To do: Repeat each line of the material below exactly as it appears, minus any pictures.

:: Data shown

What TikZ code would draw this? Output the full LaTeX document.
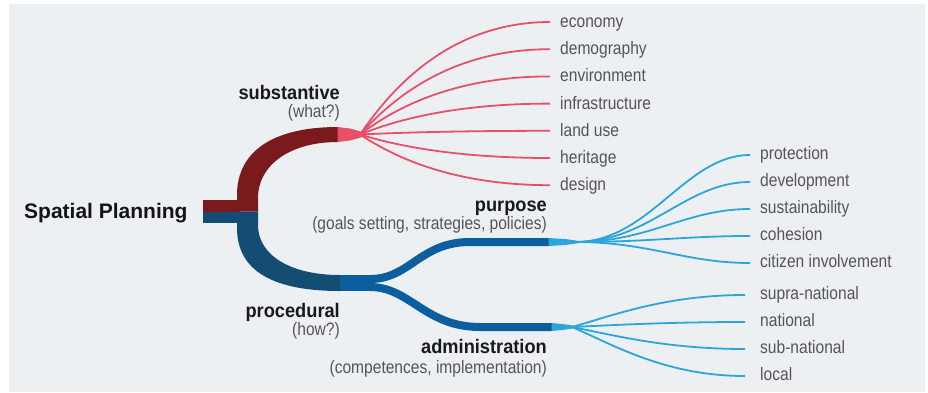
\documentclass[tikz,border=0pt]{standalone}
\usepackage{fontspec}
\setmainfont{Liberation Sans}
\newfontfamily\condfont[FakeStretch=0.865]{Liberation Sans}
\newfontfamily\headfont[FakeStretch=0.93,BoldFont={Liberation Sans Bold}]{Liberation Sans}
\usetikzlibrary{calc}
\definecolor{bg}{HTML}{EDF0F2}
\definecolor{dred}{HTML}{7B1A1C}
\definecolor{pinkr}{HTML}{E8506A}
\definecolor{navy}{HTML}{134D73}
\definecolor{mblue}{HTML}{0B5F9E}
\definecolor{lblue}{HTML}{2AA6DA}
\definecolor{gtext}{HTML}{555555}
\begin{document}
\begin{tikzpicture}[x=1pt,y=-1pt,
  lab/.style={font=\condfont\fontsize{18}{20}\selectfont, text=gtext, inner sep=0pt, anchor=base west},
  sub/.style={font=\condfont\fontsize{18}{20}\selectfont, text=gtext, inner sep=0pt, anchor=base east},
  head/.style={font=\headfont\bfseries\fontsize{19.6}{22}\selectfont, text=black!90, inner sep=0pt, anchor=base east},
  redfan/.style={draw=pinkr, line width=1.8pt},
  bluefan/.style={draw=lblue, line width=1.8pt},
]
\useasboundingbox (0,0) rectangle (928,392);
\fill[white] (0,0) rectangle (928,392);
\fill[bg] (9,4) rectangle (925,392);

% title
\node[font=\bfseries\fontsize{21}{24}\selectfont, inner sep=0pt, anchor=base west, text=black!92] (sp) at (24,218) {Spatial Planning};

% trunk
\fill[dred] (203,200) rectangle (240,211.5);
\fill[navy] (203,211.5) rectangle (240,223);
\fill[dred] (237,211.5) -- (237,195) .. controls (237,150) and (275,127) .. (338,127) -- (338,142) .. controls (290,142) and (258,165) .. (258,198) -- (258,211.5) -- cycle;
\fill[navy] (237,211.5) -- (237,228) .. controls (237,272) and (275,291) .. (340,291) -- (340,275) .. controls (290,275) and (258,255) .. (258,225) -- (258,211.5) -- cycle;

% pink stub
\fill[pinkr] (337.5,127) -- (350,128.5) -- (366,133) -- (366,136) -- (350,140.5) -- (337.5,142) -- cycle;
\coordinate (rf) at (360,134.5);

% procedural branches
\fill[mblue] (339.5,275) rectangle (372,291);
\draw[mblue, line width=8pt] (370,279) .. controls (410,279) and (420,242) .. (470,242) -- (549,242);
\draw[mblue, line width=8pt] (370,287) .. controls (410,287) and (425,327) .. (480,327) -- (552,327);
\fill[lblue] (548.5,238) -- (565,239) -- (581,241.2) -- (581,242.8) -- (565,245) -- (548.5,246) -- cycle;
\fill[lblue] (551.5,323) -- (562,324) -- (578,326.2) -- (578,327.8) -- (562,330) -- (551.5,331) -- cycle;
\coordinate (pf) at (575,242);
\coordinate (af) at (572,327);

% headings
\node[head] (substantive) at (340,99) {substantive};
\node[sub] (what) at (340,117) {(what?)};
\node[head] (purpose) at (547,211) {purpose};
\node[sub] (goals) at (547,229) {(goals setting, strategies, policies)};
\node[head] (procedural) at (340,317) {procedural};
\node[sub] (how) at (340,335) {(how?)};
\node[head] (administration) at (547,353) {administration};
\node[sub] (comp) at (547,373) {(competences, implementation)};

% substantive fan
\foreach \n/\t/\b in {economy/economy/27.5, demography/demography/54.7, environment/environment/81.9, infrastructure/infrastructure/109.1, landuse/land use/136.3, heritage/heritage/163.5, design/design/190.7}{
  \node[lab] (\n) at (560,\b) {\t};
  \draw[redfan] (rf) .. controls +(22,{(\b-5.5-134.5)*0.28}) and +(-110,0) .. ([xshift=-10pt,yshift=5.5pt]\n.base west);
}

% purpose fan
\foreach \n/\t/\b in {protection/protection/159, development/development/186, sustainability/sustainability/213, cohesion/cohesion/240, citizen/citizen involvement/267}{
  \node[lab] (\n) at (760,\b) {\t};
  \draw[bluefan] (pf) .. controls +(75,0) and +(-65,0) .. ([xshift=-10pt,yshift=4pt]\n.base west);
}

% administration fan
\foreach \n/\t/\b in {supra/supra-national/299, national/national/326, subnat/sub-national/353, local/local/380}{
  \node[lab] (\n) at (760,\b) {\t};
  \draw[bluefan] (af) .. controls +(40,{(\b-4-327)*0.35}) and +(-80,0) .. ([xshift=-15pt,yshift=4pt]\n.base west);
}
\end{tikzpicture}
\end{document}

::::

Completed task:
What TikZ code would draw this? Output the full LaTeX document.
\documentclass[tikz,border=0pt]{standalone}
\usepackage{fontspec}
\setmainfont{Liberation Sans}
\newfontfamily\condfont[FakeStretch=0.865]{Liberation Sans}
\newfontfamily\headfont[FakeStretch=0.93,BoldFont={Liberation Sans Bold}]{Liberation Sans}
\usetikzlibrary{calc}
\definecolor{bg}{HTML}{EDF0F2}
\definecolor{dred}{HTML}{7B1A1C}
\definecolor{pinkr}{HTML}{E8506A}
\definecolor{navy}{HTML}{134D73}
\definecolor{mblue}{HTML}{0B5F9E}
\definecolor{lblue}{HTML}{2AA6DA}
\definecolor{gtext}{HTML}{555555}
\begin{document}
\begin{tikzpicture}[x=1pt,y=-1pt,
  lab/.style={font=\condfont\fontsize{18}{20}\selectfont, text=gtext, inner sep=0pt, anchor=base west},
  sub/.style={font=\condfont\fontsize{18}{20}\selectfont, text=gtext, inner sep=0pt, anchor=base east},
  head/.style={font=\headfont\bfseries\fontsize{19.6}{22}\selectfont, text=black!90, inner sep=0pt, anchor=base east},
  redfan/.style={draw=pinkr, line width=1.8pt},
  bluefan/.style={draw=lblue, line width=1.8pt},
]
\useasboundingbox (0,0) rectangle (928,392);
\fill[white] (0,0) rectangle (928,392);
\fill[bg] (9,4) rectangle (925,392);

% title
\node[font=\bfseries\fontsize{21}{24}\selectfont, inner sep=0pt, anchor=base west, text=black!92] (sp) at (24,218) {Spatial Planning};

% trunk
\fill[dred] (203,200) rectangle (240,211.5);
\fill[navy] (203,211.5) rectangle (240,223);
\fill[dred] (237,211.5) -- (237,195) .. controls (237,150) and (275,127) .. (338,127) -- (338,142) .. controls (290,142) and (258,165) .. (258,198) -- (258,211.5) -- cycle;
\fill[navy] (237,211.5) -- (237,228) .. controls (237,272) and (275,291) .. (340,291) -- (340,275) .. controls (290,275) and (258,255) .. (258,225) -- (258,211.5) -- cycle;

% pink stub
\fill[pinkr] (337.5,127) -- (350,128.5) -- (366,133) -- (366,136) -- (350,140.5) -- (337.5,142) -- cycle;
\coordinate (rf) at (360,134.5);

% procedural branches
\fill[mblue] (339.5,275) rectangle (372,291);
\draw[mblue, line width=8pt] (370,279) .. controls (410,279) and (420,242) .. (470,242) -- (549,242);
\draw[mblue, line width=8pt] (370,287) .. controls (410,287) and (425,327) .. (480,327) -- (552,327);
\fill[lblue] (548.5,238) -- (565,239) -- (581,241.2) -- (581,242.8) -- (565,245) -- (548.5,246) -- cycle;
\fill[lblue] (551.5,323) -- (562,324) -- (578,326.2) -- (578,327.8) -- (562,330) -- (551.5,331) -- cycle;
\coordinate (pf) at (575,242);
\coordinate (af) at (572,327);

% headings
\node[head] (substantive) at (340,99) {substantive};
\node[sub] (what) at (340,117) {(what?)};
\node[head] (purpose) at (547,211) {purpose};
\node[sub] (goals) at (547,229) {(goals setting, strategies, policies)};
\node[head] (procedural) at (340,317) {procedural};
\node[sub] (how) at (340,335) {(how?)};
\node[head] (administration) at (547,353) {administration};
\node[sub] (comp) at (547,373) {(competences, implementation)};

% substantive fan
\foreach \n/\t/\b in {economy/economy/27.5, demography/demography/54.7, environment/environment/81.9, infrastructure/infrastructure/109.1, landuse/land use/136.3, heritage/heritage/163.5, design/design/190.7}{
  \node[lab] (\n) at (560,\b) {\t};
  \draw[redfan] (rf) .. controls +(22,{(\b-5.5-134.5)*0.28}) and +(-110,0) .. ([xshift=-10pt,yshift=5.5pt]\n.base west);
}

% purpose fan
\foreach \n/\t/\b in {protection/protection/159, development/development/186, sustainability/sustainability/213, cohesion/cohesion/240, citizen/citizen involvement/267}{
  \node[lab] (\n) at (760,\b) {\t};
  \draw[bluefan] (pf) .. controls +(75,0) and +(-65,0) .. ([xshift=-10pt,yshift=4pt]\n.base west);
}

% administration fan
\foreach \n/\t/\b in {supra/supra-national/299, national/national/326, subnat/sub-national/353, local/local/380}{
  \node[lab] (\n) at (760,\b) {\t};
  \draw[bluefan] (af) .. controls +(40,{(\b-4-327)*0.35}) and +(-80,0) .. ([xshift=-15pt,yshift=4pt]\n.base west);
}
\end{tikzpicture}
\end{document}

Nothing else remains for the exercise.